Day 4. I marshaled at Cambridge parkrun today and stood at a fork in the path where all 280 runners passed me 3 times. The 5K course in Milton Country Park was very muddy and they took the opportunity to splatter me as they went past. Repeat offenders were reported to the Community Support Officers and I expect they will be spirited away to a gulag near the Watford Gap for running etiquette rehabilitation.
I’m constantly fascinated by everyone’s different running styles and my perception that the fastest runners don’t seem all that speedy when you are passively watching them from the sidelines. I surely must be able to keep up or pass them if there is any justice in the world. Of course, these notions are in my head and the reality is very different. Afterwards we had tasty coffees with our pals and I continued to learn to be more sociable. I found it’s worthwhile making an effort rather than rushing away home. The great majority of runners are very friendly, even those who you initially judge to be a bit aloof (like me).

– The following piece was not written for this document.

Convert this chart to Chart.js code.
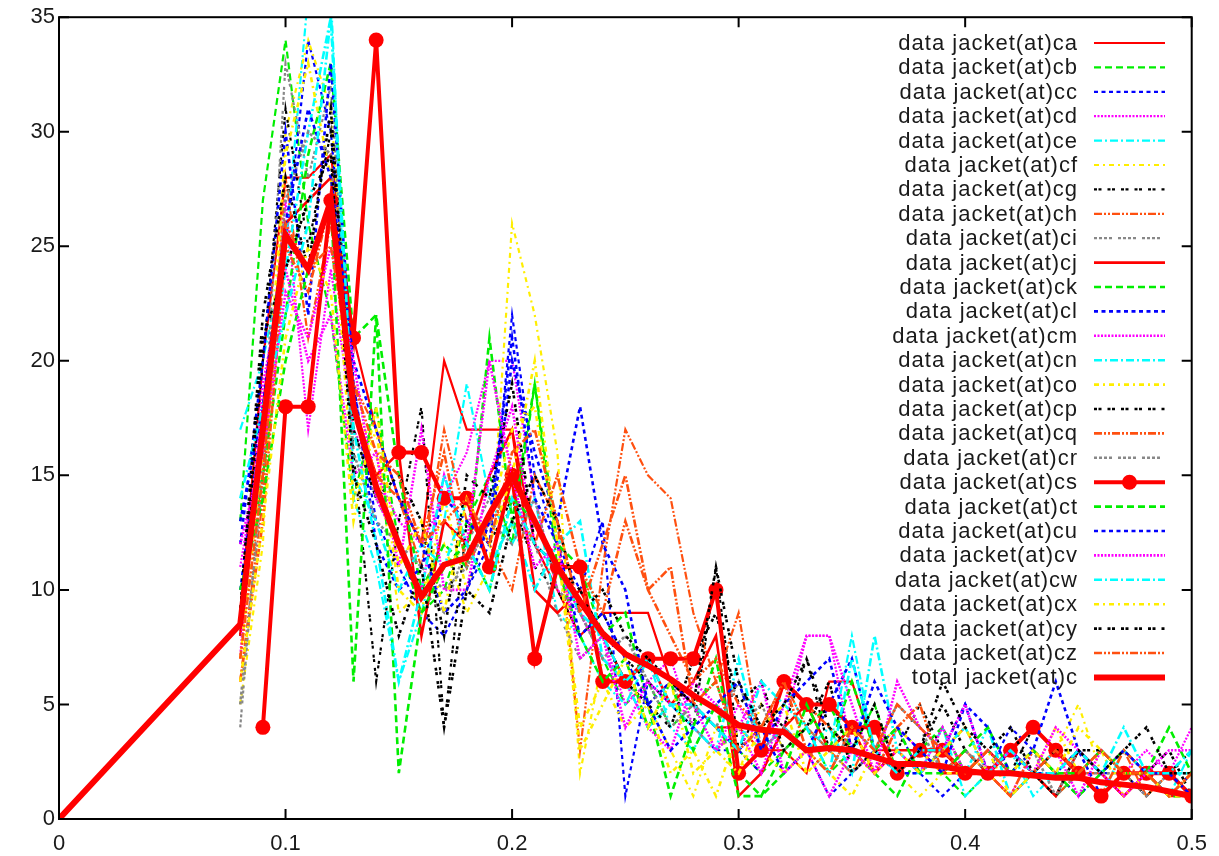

Continuing in this vein, I had the option of going for an individual run in the afternoon or joining a social run with an informal club, 5 or 6 members being already known to me. I opted for the latter and it was very enjoyable. It was a mixed ability group and we ran about 5.5 miles through puddles and more mud. Everyone behaved themselves, no-one was competitive and I didn’t have to make any citizen’s arrests.
My eldest son Dan did parkrun in Valentine’s Park near Ilford, Essex and came in at 21 minutes 57 seconds, a whole 1 minute and 22 seconds faster than my personable best. I am eclipsed as this family’s premier running god. I have been toppled from my pedestal. I am yesterday’s runner, an ex legend consigned to history. I could carry on dissing myself but I will stop there. Instead I will rise from the ashes like the phoenix, regenerated and stronger than ever. Another notion in my head. Note to self : make it reality.